[Begin Recorded data]

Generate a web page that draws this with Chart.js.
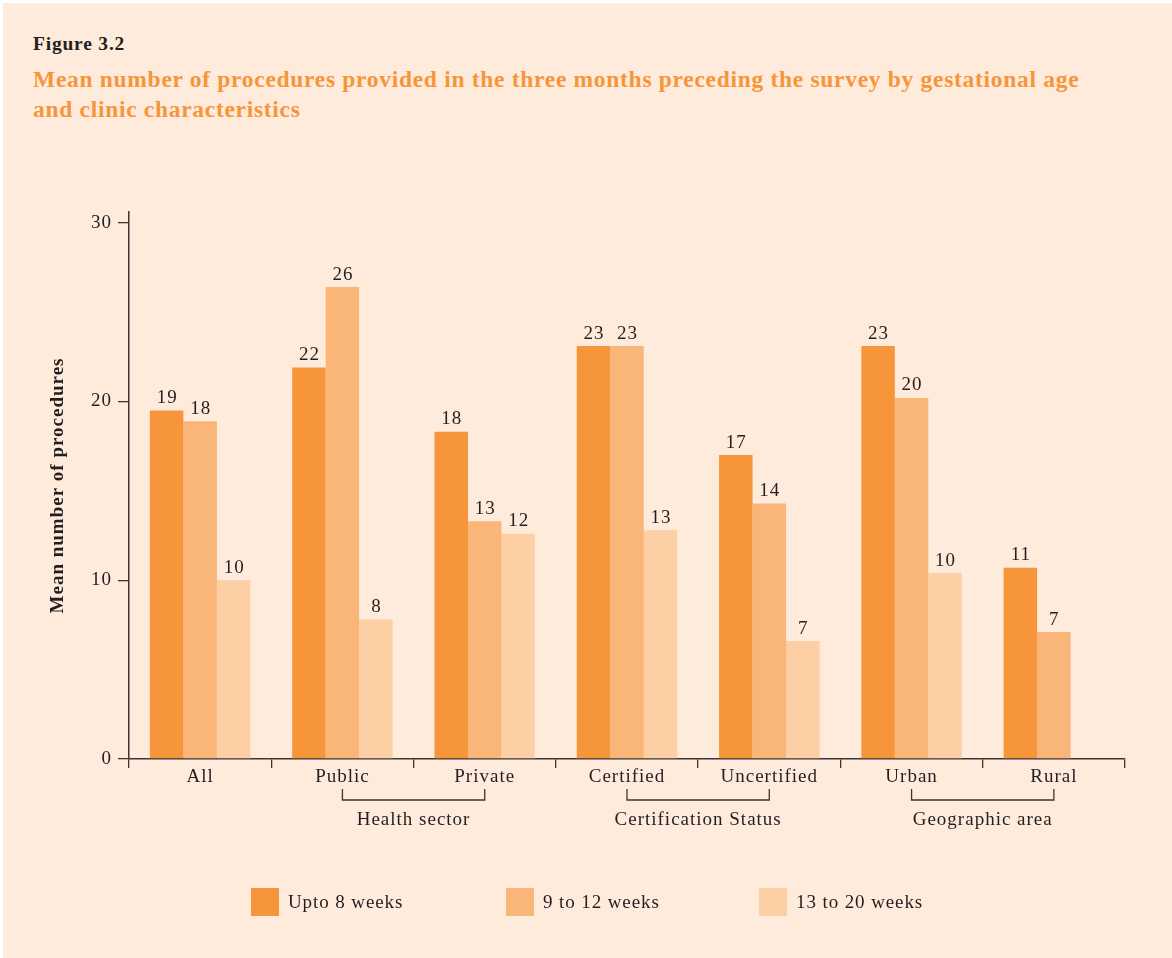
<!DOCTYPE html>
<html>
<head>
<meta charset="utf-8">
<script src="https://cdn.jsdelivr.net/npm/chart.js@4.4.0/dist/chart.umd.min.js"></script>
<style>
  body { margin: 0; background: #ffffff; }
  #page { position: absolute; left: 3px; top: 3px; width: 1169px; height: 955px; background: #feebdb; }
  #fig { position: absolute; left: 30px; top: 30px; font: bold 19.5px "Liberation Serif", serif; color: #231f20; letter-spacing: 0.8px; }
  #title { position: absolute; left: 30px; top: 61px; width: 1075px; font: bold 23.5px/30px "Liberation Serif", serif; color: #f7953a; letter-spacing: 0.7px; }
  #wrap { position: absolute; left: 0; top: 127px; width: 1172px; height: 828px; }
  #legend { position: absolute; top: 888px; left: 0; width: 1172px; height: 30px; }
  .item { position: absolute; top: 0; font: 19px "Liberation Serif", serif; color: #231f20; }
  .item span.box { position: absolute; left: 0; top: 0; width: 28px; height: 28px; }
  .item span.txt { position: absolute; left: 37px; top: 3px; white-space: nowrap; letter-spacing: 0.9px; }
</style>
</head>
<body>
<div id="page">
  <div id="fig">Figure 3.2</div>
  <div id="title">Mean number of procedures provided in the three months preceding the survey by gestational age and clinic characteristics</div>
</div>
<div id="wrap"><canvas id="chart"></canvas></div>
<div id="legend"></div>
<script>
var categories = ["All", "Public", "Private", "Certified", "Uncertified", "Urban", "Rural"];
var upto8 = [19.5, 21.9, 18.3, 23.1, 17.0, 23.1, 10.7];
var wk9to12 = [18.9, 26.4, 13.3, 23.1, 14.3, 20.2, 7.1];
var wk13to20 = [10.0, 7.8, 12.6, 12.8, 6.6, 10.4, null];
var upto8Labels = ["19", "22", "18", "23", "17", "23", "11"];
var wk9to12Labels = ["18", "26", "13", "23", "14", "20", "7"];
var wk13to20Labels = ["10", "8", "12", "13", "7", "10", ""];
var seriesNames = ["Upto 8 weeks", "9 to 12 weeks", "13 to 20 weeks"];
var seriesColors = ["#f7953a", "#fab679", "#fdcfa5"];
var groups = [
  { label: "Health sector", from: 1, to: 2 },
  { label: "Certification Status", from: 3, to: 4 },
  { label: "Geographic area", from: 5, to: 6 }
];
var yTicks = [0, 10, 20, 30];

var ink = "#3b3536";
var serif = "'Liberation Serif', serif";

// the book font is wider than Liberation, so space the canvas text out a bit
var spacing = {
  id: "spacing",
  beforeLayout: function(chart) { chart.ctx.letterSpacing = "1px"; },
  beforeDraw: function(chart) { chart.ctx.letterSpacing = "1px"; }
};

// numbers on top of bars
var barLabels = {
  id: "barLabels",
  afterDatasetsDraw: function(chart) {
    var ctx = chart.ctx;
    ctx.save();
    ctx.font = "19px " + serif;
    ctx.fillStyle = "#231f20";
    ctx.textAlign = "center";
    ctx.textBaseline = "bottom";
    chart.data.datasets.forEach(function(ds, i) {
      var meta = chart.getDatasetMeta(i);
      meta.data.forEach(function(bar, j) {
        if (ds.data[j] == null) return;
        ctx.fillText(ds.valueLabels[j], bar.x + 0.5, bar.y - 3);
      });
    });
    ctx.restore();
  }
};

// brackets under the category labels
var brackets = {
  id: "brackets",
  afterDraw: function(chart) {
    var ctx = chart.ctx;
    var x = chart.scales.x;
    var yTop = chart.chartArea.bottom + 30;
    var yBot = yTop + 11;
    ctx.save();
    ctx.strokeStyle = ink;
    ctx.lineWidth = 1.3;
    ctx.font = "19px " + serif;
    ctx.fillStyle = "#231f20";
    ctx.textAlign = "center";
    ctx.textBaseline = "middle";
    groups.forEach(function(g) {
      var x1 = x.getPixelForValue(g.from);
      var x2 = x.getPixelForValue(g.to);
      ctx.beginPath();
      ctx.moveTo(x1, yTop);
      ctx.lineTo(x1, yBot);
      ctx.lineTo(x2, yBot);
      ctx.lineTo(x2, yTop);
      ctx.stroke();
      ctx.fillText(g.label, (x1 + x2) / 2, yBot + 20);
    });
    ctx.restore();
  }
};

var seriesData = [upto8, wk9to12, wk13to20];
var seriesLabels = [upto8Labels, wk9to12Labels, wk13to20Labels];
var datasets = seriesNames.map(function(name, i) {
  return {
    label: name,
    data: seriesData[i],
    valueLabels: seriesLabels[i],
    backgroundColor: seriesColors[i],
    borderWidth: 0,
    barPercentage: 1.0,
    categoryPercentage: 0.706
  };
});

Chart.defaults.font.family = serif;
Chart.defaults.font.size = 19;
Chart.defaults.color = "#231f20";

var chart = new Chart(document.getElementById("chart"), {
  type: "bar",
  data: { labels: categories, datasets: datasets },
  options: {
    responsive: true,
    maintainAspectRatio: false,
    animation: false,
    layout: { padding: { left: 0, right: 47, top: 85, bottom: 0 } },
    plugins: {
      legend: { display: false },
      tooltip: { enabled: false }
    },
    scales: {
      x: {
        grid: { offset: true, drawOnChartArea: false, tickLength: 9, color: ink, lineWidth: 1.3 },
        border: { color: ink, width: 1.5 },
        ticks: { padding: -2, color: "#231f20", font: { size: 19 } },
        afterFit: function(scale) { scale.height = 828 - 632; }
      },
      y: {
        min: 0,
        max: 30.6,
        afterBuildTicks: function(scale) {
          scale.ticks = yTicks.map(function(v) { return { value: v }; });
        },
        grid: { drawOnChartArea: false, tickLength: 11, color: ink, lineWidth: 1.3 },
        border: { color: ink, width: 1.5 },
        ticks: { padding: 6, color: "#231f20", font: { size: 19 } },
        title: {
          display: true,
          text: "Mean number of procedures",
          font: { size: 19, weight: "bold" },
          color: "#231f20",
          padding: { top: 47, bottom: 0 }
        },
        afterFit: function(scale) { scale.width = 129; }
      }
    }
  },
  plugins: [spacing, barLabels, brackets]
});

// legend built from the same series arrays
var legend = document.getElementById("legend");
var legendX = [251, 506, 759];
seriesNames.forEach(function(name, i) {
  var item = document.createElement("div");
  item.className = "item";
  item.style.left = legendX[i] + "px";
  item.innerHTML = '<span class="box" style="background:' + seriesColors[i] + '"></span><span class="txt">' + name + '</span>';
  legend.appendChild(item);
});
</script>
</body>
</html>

[End Recorded data]

- **Instruction**
Except for the pictures, reproduce every line exactly.

- **Response**
Generate a web page that draws this with Chart.js.
<!DOCTYPE html>
<html>
<head>
<meta charset="utf-8">
<script src="https://cdn.jsdelivr.net/npm/chart.js@4.4.0/dist/chart.umd.min.js"></script>
<style>
  body { margin: 0; background: #ffffff; }
  #page { position: absolute; left: 3px; top: 3px; width: 1169px; height: 955px; background: #feebdb; }
  #fig { position: absolute; left: 30px; top: 30px; font: bold 19.5px "Liberation Serif", serif; color: #231f20; letter-spacing: 0.8px; }
  #title { position: absolute; left: 30px; top: 61px; width: 1075px; font: bold 23.5px/30px "Liberation Serif", serif; color: #f7953a; letter-spacing: 0.7px; }
  #wrap { position: absolute; left: 0; top: 127px; width: 1172px; height: 828px; }
  #legend { position: absolute; top: 888px; left: 0; width: 1172px; height: 30px; }
  .item { position: absolute; top: 0; font: 19px "Liberation Serif", serif; color: #231f20; }
  .item span.box { position: absolute; left: 0; top: 0; width: 28px; height: 28px; }
  .item span.txt { position: absolute; left: 37px; top: 3px; white-space: nowrap; letter-spacing: 0.9px; }
</style>
</head>
<body>
<div id="page">
  <div id="fig">Figure 3.2</div>
  <div id="title">Mean number of procedures provided in the three months preceding the survey by gestational age and clinic characteristics</div>
</div>
<div id="wrap"><canvas id="chart"></canvas></div>
<div id="legend"></div>
<script>
var categories = ["All", "Public", "Private", "Certified", "Uncertified", "Urban", "Rural"];
var upto8 = [19.5, 21.9, 18.3, 23.1, 17.0, 23.1, 10.7];
var wk9to12 = [18.9, 26.4, 13.3, 23.1, 14.3, 20.2, 7.1];
var wk13to20 = [10.0, 7.8, 12.6, 12.8, 6.6, 10.4, null];
var upto8Labels = ["19", "22", "18", "23", "17", "23", "11"];
var wk9to12Labels = ["18", "26", "13", "23", "14", "20", "7"];
var wk13to20Labels = ["10", "8", "12", "13", "7", "10", ""];
var seriesNames = ["Upto 8 weeks", "9 to 12 weeks", "13 to 20 weeks"];
var seriesColors = ["#f7953a", "#fab679", "#fdcfa5"];
var groups = [
  { label: "Health sector", from: 1, to: 2 },
  { label: "Certification Status", from: 3, to: 4 },
  { label: "Geographic area", from: 5, to: 6 }
];
var yTicks = [0, 10, 20, 30];

var ink = "#3b3536";
var serif = "'Liberation Serif', serif";

// the book font is wider than Liberation, so space the canvas text out a bit
var spacing = {
  id: "spacing",
  beforeLayout: function(chart) { chart.ctx.letterSpacing = "1px"; },
  beforeDraw: function(chart) { chart.ctx.letterSpacing = "1px"; }
};

// numbers on top of bars
var barLabels = {
  id: "barLabels",
  afterDatasetsDraw: function(chart) {
    var ctx = chart.ctx;
    ctx.save();
    ctx.font = "19px " + serif;
    ctx.fillStyle = "#231f20";
    ctx.textAlign = "center";
    ctx.textBaseline = "bottom";
    chart.data.datasets.forEach(function(ds, i) {
      var meta = chart.getDatasetMeta(i);
      meta.data.forEach(function(bar, j) {
        if (ds.data[j] == null) return;
        ctx.fillText(ds.valueLabels[j], bar.x + 0.5, bar.y - 3);
      });
    });
    ctx.restore();
  }
};

// brackets under the category labels
var brackets = {
  id: "brackets",
  afterDraw: function(chart) {
    var ctx = chart.ctx;
    var x = chart.scales.x;
    var yTop = chart.chartArea.bottom + 30;
    var yBot = yTop + 11;
    ctx.save();
    ctx.strokeStyle = ink;
    ctx.lineWidth = 1.3;
    ctx.font = "19px " + serif;
    ctx.fillStyle = "#231f20";
    ctx.textAlign = "center";
    ctx.textBaseline = "middle";
    groups.forEach(function(g) {
      var x1 = x.getPixelForValue(g.from);
      var x2 = x.getPixelForValue(g.to);
      ctx.beginPath();
      ctx.moveTo(x1, yTop);
      ctx.lineTo(x1, yBot);
      ctx.lineTo(x2, yBot);
      ctx.lineTo(x2, yTop);
      ctx.stroke();
      ctx.fillText(g.label, (x1 + x2) / 2, yBot + 20);
    });
    ctx.restore();
  }
};

var seriesData = [upto8, wk9to12, wk13to20];
var seriesLabels = [upto8Labels, wk9to12Labels, wk13to20Labels];
var datasets = seriesNames.map(function(name, i) {
  return {
    label: name,
    data: seriesData[i],
    valueLabels: seriesLabels[i],
    backgroundColor: seriesColors[i],
    borderWidth: 0,
    barPercentage: 1.0,
    categoryPercentage: 0.706
  };
});

Chart.defaults.font.family = serif;
Chart.defaults.font.size = 19;
Chart.defaults.color = "#231f20";

var chart = new Chart(document.getElementById("chart"), {
  type: "bar",
  data: { labels: categories, datasets: datasets },
  options: {
    responsive: true,
    maintainAspectRatio: false,
    animation: false,
    layout: { padding: { left: 0, right: 47, top: 85, bottom: 0 } },
    plugins: {
      legend: { display: false },
      tooltip: { enabled: false }
    },
    scales: {
      x: {
        grid: { offset: true, drawOnChartArea: false, tickLength: 9, color: ink, lineWidth: 1.3 },
        border: { color: ink, width: 1.5 },
        ticks: { padding: -2, color: "#231f20", font: { size: 19 } },
        afterFit: function(scale) { scale.height = 828 - 632; }
      },
      y: {
        min: 0,
        max: 30.6,
        afterBuildTicks: function(scale) {
          scale.ticks = yTicks.map(function(v) { return { value: v }; });
        },
        grid: { drawOnChartArea: false, tickLength: 11, color: ink, lineWidth: 1.3 },
        border: { color: ink, width: 1.5 },
        ticks: { padding: 6, color: "#231f20", font: { size: 19 } },
        title: {
          display: true,
          text: "Mean number of procedures",
          font: { size: 19, weight: "bold" },
          color: "#231f20",
          padding: { top: 47, bottom: 0 }
        },
        afterFit: function(scale) { scale.width = 129; }
      }
    }
  },
  plugins: [spacing, barLabels, brackets]
});

// legend built from the same series arrays
var legend = document.getElementById("legend");
var legendX = [251, 506, 759];
seriesNames.forEach(function(name, i) {
  var item = document.createElement("div");
  item.className = "item";
  item.style.left = legendX[i] + "px";
  item.innerHTML = '<span class="box" style="background:' + seriesColors[i] + '"></span><span class="txt">' + name + '</span>';
  legend.appendChild(item);
});
</script>
</body>
</html>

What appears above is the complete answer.